Characterization of Micro-Holes Drilled Using a UV Femtosecond Laser in Modified Polyimide Flexible Circuit Boards

Abstract

Modified polyimide (MPI) flexible printed circuits (FPCs) are used as chip carrier boards. The quality of the FPC directly affects the reliability of the integrated circuit. Furthermore, micro-holes are critical components of FPCs. In this study, an ultraviolet (UV) femtosecond laser is used to drill micro-holes in double-layer flexible circuit boards with MPI as the substrate. The morphology of the micro-hole wall in the copper foil and MPI layer is observed, and the effects of the laser processing parameters on the diameter and depth of the micro-holes are analyzed. The drilling process and mechanism of micro-holes obtained using a UV femtosecond laser in MPI FPCs are discussed.
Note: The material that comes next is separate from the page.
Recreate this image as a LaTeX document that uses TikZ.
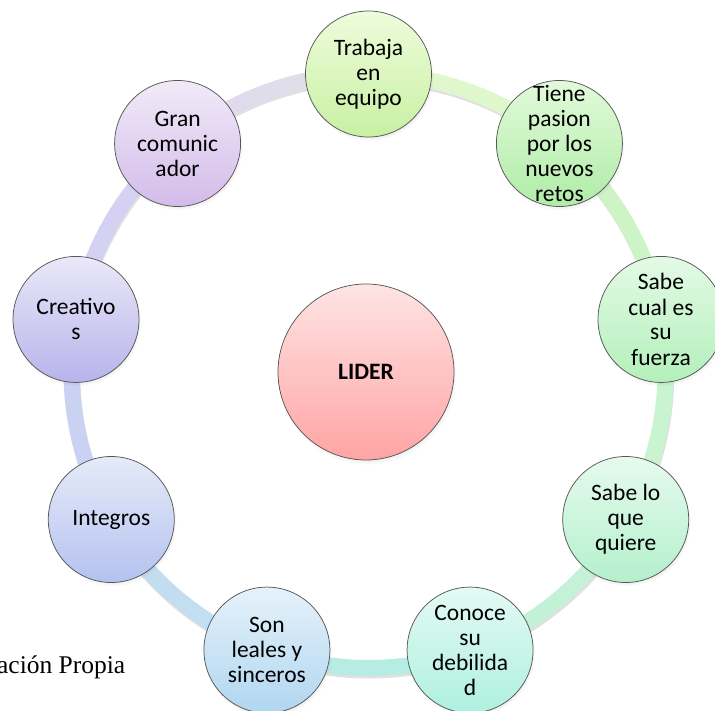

The results show that the morphology of femtosecond laser-machined copper is closely related to the laser energy, and a periodic structure is observed during the machining process. Copper, MPI, and copper oxides are the most common molten deposits in micro-holes during drilling. The depth of the micro-holes increases with an increase in the energy of a single pulse, scanning time, and scanning overlap rate of the laser beam. However, the diameter exhibits no discernible alteration. The material removal rate increased significantly when laser processing was applied to the MPI resin layer.